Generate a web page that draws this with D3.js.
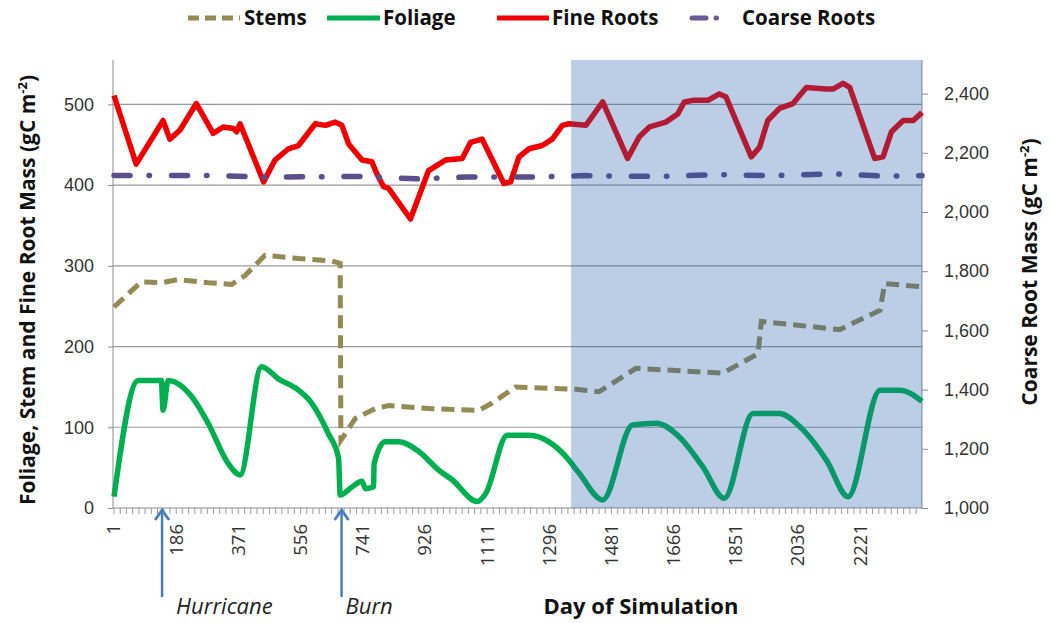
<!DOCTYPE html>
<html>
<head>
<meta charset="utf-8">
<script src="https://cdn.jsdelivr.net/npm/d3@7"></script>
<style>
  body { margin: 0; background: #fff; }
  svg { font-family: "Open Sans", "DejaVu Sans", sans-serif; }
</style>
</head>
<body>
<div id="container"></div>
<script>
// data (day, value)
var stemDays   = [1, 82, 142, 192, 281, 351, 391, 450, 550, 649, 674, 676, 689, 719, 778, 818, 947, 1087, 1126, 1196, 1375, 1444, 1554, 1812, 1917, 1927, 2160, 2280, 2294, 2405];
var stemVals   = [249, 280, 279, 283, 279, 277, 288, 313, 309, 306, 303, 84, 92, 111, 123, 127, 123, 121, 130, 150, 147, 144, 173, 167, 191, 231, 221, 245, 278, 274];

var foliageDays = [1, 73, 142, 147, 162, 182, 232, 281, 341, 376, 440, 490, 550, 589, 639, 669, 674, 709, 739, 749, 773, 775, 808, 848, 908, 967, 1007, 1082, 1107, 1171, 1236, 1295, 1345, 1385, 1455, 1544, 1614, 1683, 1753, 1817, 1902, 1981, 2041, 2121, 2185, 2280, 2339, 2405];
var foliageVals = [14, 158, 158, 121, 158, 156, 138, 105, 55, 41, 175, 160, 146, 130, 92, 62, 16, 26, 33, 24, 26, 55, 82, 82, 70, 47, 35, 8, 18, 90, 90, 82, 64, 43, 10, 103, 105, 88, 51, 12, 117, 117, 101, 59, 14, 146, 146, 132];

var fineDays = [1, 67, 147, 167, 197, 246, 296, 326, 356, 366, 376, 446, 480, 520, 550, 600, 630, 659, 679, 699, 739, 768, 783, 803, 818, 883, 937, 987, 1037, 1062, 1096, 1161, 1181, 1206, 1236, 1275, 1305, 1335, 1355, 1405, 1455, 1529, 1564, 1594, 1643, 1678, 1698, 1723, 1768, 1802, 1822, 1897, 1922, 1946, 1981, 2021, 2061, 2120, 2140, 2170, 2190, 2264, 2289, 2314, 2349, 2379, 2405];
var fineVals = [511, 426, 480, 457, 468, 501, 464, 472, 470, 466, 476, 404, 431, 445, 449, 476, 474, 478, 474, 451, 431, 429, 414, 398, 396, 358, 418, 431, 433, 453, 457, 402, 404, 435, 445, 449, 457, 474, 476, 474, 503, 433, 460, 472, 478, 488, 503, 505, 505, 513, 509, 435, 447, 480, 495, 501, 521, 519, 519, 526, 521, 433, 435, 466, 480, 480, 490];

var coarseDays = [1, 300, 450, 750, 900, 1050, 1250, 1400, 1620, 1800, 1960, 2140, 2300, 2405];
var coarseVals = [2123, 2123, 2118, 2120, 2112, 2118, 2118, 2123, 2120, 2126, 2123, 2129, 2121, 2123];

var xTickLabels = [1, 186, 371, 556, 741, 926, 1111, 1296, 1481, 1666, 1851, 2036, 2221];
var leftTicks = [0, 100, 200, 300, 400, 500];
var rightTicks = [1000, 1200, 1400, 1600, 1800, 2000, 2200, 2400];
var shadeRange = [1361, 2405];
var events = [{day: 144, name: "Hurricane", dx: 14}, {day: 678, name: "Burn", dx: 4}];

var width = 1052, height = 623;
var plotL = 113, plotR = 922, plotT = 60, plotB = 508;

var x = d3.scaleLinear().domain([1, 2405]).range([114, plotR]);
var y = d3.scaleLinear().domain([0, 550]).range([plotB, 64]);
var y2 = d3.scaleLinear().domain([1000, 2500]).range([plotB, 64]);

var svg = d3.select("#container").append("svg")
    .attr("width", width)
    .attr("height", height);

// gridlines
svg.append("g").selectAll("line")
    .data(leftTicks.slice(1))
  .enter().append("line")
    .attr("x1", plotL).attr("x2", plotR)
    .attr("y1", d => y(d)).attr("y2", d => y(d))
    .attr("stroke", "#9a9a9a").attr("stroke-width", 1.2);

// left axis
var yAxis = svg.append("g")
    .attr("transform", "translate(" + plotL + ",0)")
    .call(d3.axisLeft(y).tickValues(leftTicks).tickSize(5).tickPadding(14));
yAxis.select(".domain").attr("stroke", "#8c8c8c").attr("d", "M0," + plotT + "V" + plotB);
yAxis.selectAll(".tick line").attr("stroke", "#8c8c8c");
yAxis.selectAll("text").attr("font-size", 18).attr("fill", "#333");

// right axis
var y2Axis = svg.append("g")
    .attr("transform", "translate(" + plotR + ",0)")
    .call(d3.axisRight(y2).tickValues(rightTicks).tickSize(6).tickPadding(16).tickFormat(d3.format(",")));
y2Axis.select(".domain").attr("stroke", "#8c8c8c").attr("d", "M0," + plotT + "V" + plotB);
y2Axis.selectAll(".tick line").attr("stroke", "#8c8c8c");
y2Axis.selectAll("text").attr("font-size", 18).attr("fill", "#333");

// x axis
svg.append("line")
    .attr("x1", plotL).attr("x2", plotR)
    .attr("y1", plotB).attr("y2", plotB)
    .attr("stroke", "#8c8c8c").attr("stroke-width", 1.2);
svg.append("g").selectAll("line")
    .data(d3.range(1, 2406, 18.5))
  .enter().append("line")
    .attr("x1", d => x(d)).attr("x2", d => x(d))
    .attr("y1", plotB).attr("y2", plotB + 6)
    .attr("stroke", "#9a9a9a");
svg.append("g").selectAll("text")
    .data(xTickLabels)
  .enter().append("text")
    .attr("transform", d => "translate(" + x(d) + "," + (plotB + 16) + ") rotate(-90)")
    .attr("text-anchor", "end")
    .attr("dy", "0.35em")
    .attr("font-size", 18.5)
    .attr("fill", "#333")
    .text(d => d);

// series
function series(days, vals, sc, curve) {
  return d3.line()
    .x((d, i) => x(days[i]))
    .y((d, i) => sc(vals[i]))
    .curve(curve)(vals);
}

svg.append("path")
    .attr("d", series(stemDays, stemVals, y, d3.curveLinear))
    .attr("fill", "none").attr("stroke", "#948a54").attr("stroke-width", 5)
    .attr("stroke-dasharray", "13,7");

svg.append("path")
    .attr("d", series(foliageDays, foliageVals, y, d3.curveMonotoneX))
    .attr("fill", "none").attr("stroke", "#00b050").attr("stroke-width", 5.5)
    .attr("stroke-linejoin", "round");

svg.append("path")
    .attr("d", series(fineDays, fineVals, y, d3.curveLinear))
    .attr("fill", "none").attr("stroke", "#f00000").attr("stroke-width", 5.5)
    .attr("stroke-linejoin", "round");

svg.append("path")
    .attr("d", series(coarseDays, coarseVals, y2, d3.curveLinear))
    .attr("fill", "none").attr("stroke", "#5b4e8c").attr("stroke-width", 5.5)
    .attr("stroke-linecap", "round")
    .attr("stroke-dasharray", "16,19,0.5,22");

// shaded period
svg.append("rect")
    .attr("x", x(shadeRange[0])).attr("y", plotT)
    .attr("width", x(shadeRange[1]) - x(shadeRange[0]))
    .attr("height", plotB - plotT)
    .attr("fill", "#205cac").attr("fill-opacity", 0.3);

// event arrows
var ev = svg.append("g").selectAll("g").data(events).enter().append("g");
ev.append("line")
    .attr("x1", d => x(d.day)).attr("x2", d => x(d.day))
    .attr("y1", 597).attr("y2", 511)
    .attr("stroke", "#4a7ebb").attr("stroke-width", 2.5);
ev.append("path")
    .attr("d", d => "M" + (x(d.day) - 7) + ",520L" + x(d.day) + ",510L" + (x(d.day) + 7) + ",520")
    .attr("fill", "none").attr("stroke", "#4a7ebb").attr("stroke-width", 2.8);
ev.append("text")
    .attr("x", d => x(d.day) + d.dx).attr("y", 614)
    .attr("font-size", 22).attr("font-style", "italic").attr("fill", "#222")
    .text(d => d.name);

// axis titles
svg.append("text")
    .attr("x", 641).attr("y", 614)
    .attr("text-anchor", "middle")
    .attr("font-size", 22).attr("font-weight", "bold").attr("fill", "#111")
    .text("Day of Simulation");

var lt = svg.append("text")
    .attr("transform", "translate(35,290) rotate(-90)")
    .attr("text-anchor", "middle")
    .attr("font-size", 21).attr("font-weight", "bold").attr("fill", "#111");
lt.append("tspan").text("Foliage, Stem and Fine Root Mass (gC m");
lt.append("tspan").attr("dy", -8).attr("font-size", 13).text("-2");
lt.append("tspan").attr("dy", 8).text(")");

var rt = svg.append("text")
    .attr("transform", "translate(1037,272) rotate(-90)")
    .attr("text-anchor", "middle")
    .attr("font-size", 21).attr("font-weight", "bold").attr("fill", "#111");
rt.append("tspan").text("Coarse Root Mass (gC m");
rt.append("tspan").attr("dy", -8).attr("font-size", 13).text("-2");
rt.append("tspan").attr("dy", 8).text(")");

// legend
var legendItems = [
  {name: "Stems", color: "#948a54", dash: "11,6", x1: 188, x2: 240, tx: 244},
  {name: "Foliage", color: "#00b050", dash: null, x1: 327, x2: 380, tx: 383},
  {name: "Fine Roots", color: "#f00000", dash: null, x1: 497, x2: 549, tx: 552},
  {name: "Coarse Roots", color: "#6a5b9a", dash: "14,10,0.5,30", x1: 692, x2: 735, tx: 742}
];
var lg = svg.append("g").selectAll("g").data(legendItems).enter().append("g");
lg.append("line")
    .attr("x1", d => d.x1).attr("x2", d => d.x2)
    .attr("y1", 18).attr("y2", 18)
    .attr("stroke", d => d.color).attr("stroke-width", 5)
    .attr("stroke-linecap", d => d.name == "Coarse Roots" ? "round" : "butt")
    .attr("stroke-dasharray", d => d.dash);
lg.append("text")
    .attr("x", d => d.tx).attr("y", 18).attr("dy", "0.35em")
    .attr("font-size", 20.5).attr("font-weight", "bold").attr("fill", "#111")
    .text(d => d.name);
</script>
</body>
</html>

What is required ▸ Starting at the top of the listing above, reproduce each line up to and including the one with "146, 146, 132];"; omit the pictures.

Output ▸
Generate a web page that draws this with D3.js.
<!DOCTYPE html>
<html>
<head>
<meta charset="utf-8">
<script src="https://cdn.jsdelivr.net/npm/d3@7"></script>
<style>
  body { margin: 0; background: #fff; }
  svg { font-family: "Open Sans", "DejaVu Sans", sans-serif; }
</style>
</head>
<body>
<div id="container"></div>
<script>
// data (day, value)
var stemDays   = [1, 82, 142, 192, 281, 351, 391, 450, 550, 649, 674, 676, 689, 719, 778, 818, 947, 1087, 1126, 1196, 1375, 1444, 1554, 1812, 1917, 1927, 2160, 2280, 2294, 2405];
var stemVals   = [249, 280, 279, 283, 279, 277, 288, 313, 309, 306, 303, 84, 92, 111, 123, 127, 123, 121, 130, 150, 147, 144, 173, 167, 191, 231, 221, 245, 278, 274];

var foliageDays = [1, 73, 142, 147, 162, 182, 232, 281, 341, 376, 440, 490, 550, 589, 639, 669, 674, 709, 739, 749, 773, 775, 808, 848, 908, 967, 1007, 1082, 1107, 1171, 1236, 1295, 1345, 1385, 1455, 1544, 1614, 1683, 1753, 1817, 1902, 1981, 2041, 2121, 2185, 2280, 2339, 2405];
var foliageVals = [14, 158, 158, 121, 158, 156, 138, 105, 55, 41, 175, 160, 146, 130, 92, 62, 16, 26, 33, 24, 26, 55, 82, 82, 70, 47, 35, 8, 18, 90, 90, 82, 64, 43, 10, 103, 105, 88, 51, 12, 117, 117, 101, 59, 14, 146, 146, 132];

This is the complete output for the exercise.